ThinkHQ's online survey of 1,101 people earlier this month shows the mayor's approval rating sitting at 38 per cent, while 53 per cent of respondents disapproved of her performance. The numbers are "unusually low" for a new mayor this early into their first term, according to the firm's president, Marc Henry.
Henry, who was chief of staff to Dave Bronconnier during his term as mayor, pointed out that Naheed Nenshi finished his first year in office with approval in the mid-eighties. Bronconnier, Nenshi's predecessor, had approval ratings in the mid-seventies during his first months in office, the survey said.
Meanwhile, the ThinkHQ survey, administered from March 14 to 21, showed 45 per cent of respondents approved of their councillor's performance, and only 31 per cent of people disapproved.
The survey was conducted using an online panel. A margin of error for a comparable probability-based random sample of this size is plus or minus 2.9 percentage points, 19 times out of 20.
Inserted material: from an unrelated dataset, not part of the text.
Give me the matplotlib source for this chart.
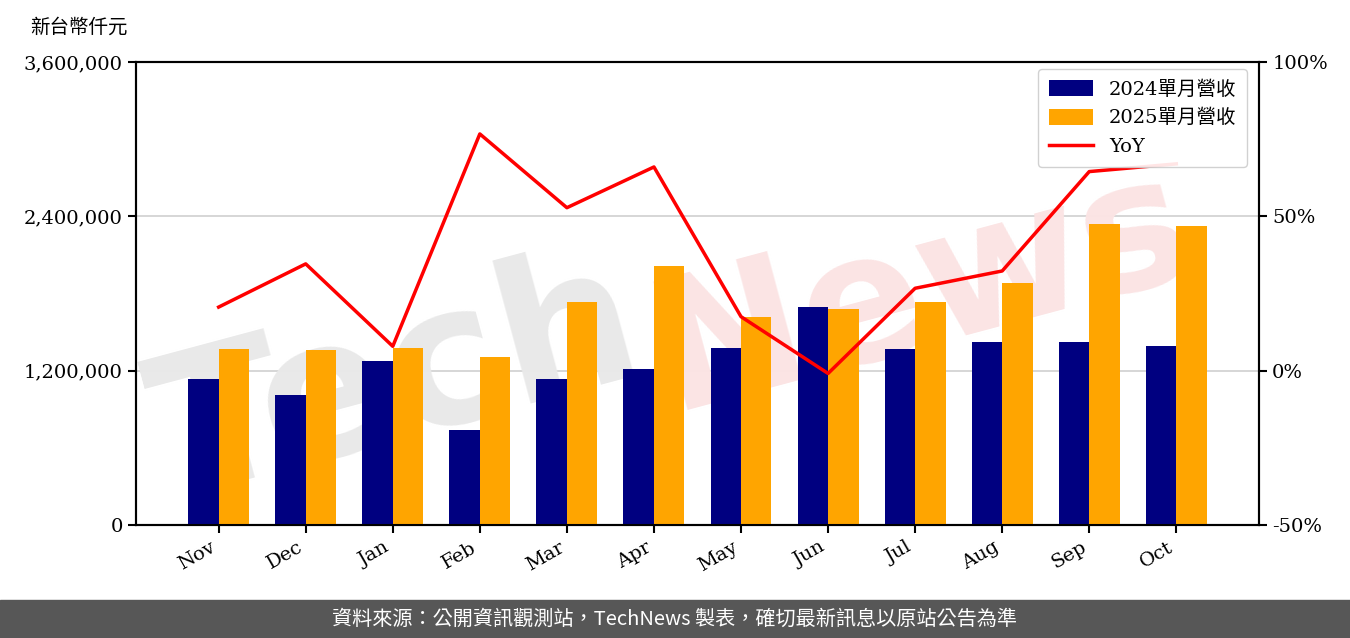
import numpy as np
import matplotlib
matplotlib.use("Agg")
import matplotlib.pyplot as plt
from matplotlib.ticker import FuncFormatter

plt.rcParams['font.family'] = ['DejaVu Serif', 'Noto Sans CJK TC']

# datos (miles de NT$)
meses = ["Nov", "Dec", "Jan", "Feb", "Mar", "Apr", "May", "Jun", "Jul", "Aug", "Sep", "Oct"]
ingresos_2024 = [1135000, 1011000, 1275000, 739000, 1135000, 1213000, 1376000, 1695000, 1369000, 1423000, 1423000, 1392000]
ingresos_2025 = [1369000, 1361000, 1376000, 1306000, 1734000, 2014000, 1617000, 1680000, 1734000, 1882000, 2341000, 2325000]
yoy = [20.6, 34.6, 7.9, 76.7, 52.8, 66.0, 17.5, -0.9, 26.7, 32.3, 64.5, 67.0]

fig = plt.figure(figsize=(13.5, 6.38), dpi=100)
ax = fig.add_axes([0.1007, 0.1771, 0.8319, 0.7257])

# marca de agua (detras de las barras)
ax.text(0.1, 0.22, "Tech", fontsize=140, fontweight='bold', family='DejaVu Sans',
        color='#e9e9e9', rotation=15, zorder=1, transform=fig.transFigure, clip_on=False)
ax.text(0.47, 0.36, "News", fontsize=130, fontweight='bold', family='DejaVu Sans',
        color='#fbe4e4', rotation=15, zorder=1, transform=fig.transFigure, clip_on=False)

x = np.arange(len(meses))
ancho = 0.35
b1 = ax.bar(x - ancho / 2, ingresos_2024, ancho, color='#000080', label='2024單月營收', zorder=3)
b2 = ax.bar(x + ancho / 2, ingresos_2025, ancho, color='#ffa500', label='2025單月營收', zorder=3)

ax.set_ylim(0, 3600000)
ax.set_yticks([0, 1200000, 2400000, 3600000])
ax.yaxis.set_major_formatter(FuncFormatter(lambda v, p: f"{int(v):,}"))
ax.set_xlim(-0.95, 11.95)
ax.set_xticks(x)
ax.set_xticklabels(meses, rotation=30, ha='right')
ax.tick_params(labelsize=14, length=6, width=1.5)
ax.grid(axis='y', color='#d0d0d0', linewidth=1.2, zorder=0)
ax.set_axisbelow(True)
for s in ax.spines.values():
    s.set_linewidth(1.5)

ax2 = ax.twinx()
l1, = ax2.plot(x, yoy, color='red', linewidth=2.5, label='YoY', zorder=4)
ax2.set_ylim(-50, 100)
ax2.set_yticks([-50, 0, 50, 100])
ax2.yaxis.set_major_formatter(FuncFormatter(lambda v, p: f"{int(v)}%"))
ax2.tick_params(labelsize=14, length=6, width=1.5)
for s in ax2.spines.values():
    s.set_linewidth(1.5)

ax2.legend([b1, b2, l1], ['2024單月營收', '2025單月營收', 'YoY'], loc='upper right',
           fontsize=14, framealpha=0.9, edgecolor='#cccccc', borderpad=0.55,
           handlelength=2.3, handleheight=0.9, labelspacing=0.5,
           bbox_to_anchor=(0.998, 1.005))

fig.text(0.022, 0.957, "新台幣仟元", fontsize=14, ha='left', va='center')

# pie de pagina
fig.patches.append(plt.Rectangle((0, 0), 1, 0.06, transform=fig.transFigure,
                                 color='#575757', zorder=0))
fig.text(0.5, 0.03, "資料來源：公開資訊觀測站，TechNews 製表，確切最新訊息以原站公告為準",
         color='white', fontsize=14.5, ha='center', va='center',
         family=['Noto Sans CJK TC', 'DejaVu Sans'])

fig.savefig("out.png", dpi=100)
"Five months into her first term and it's clear that Mayor Gondek is having a rough ride," Henry wrote in an analysis of his survey, which was released on Tuesday.
Henry said those months have been eventful, "but perhaps not in the way a new mayor would want."
But responding to the survey's results, Gondek said the data is from a "very specific point in time" when Calgarians, including herself, are dealing with uncertainty and economic pressure.
"I think people are frustrated — and when people get frustrated, they look to their leaders and they express their disappointment," Gondek told reporters.
"And I'll tell you this: If I ran to be popular, I would have done nothing but sit quietly in my first few months. I didn't do that because we were elected as a council with a specific mandate to do a lot of heavy work."
She said council was elected to make difficult decisions in a difficult time, and to bring people out of the troubled times that they are in.
"But there's no one, no single person that can do that in 100 days," Gondek added. "We can do that in the four years that we have a term, and we will do that."
Henry said the poll's suggestion that council has better approval ratings than Gondek could be a challenge.
"Typically, the mayor is far better known and liked than individual councillors, and that standing really does re-enforce the 'first among equals' relationship," Henry wrote.
"Councillors, unless they truly feel strongly about an issue, are more likely to 'go along' with a popular mayor — give them a vote or at the very least not debate against them. It's not so much fear as it is deference."
Henry said Gondek has about 1,300 more days in office to improve Calgarians' perception of performance, but added that it is "not an easy task."
Lori Williams, who teaches politics at Mount Royal University, agreed that it is unusual to see a new mayor with these kind of approval ratings. But she said a lot has changed in politics recently.
"We're also in a very different political climate now than we have been in the beginnings of any of the more recent new mayors in Calgary's history," Williams said in an interview.
"This is a time where there's a lot of anger, dissatisfaction with government policy."
She said it's important to bear in mind that while the failure of the arena deal feeds into Gondek's ratings, it's due to the perception that she was responsible, even when she wasn't involved in negotiations.
"Some of these perceptions are holding Jyoti Gondek responsible for things that she had nothing to do with, like the increase in the provincial portion of municipal taxes and the arena deal," Williams said.
"But the association is there nevertheless, and it presents a greater challenge."
Williams noted that the survey suggests Gondek is more popular among Calgarians under the age of 35 (45 per cent approve) and women (43 per cent approve).
She said it's not impossible to generate more support as time goes on, but added that there are broad economic and health issues affecting the political climate — and the mood of Canadians.
"It's definitely a rough, rough road for any politician," Williams added.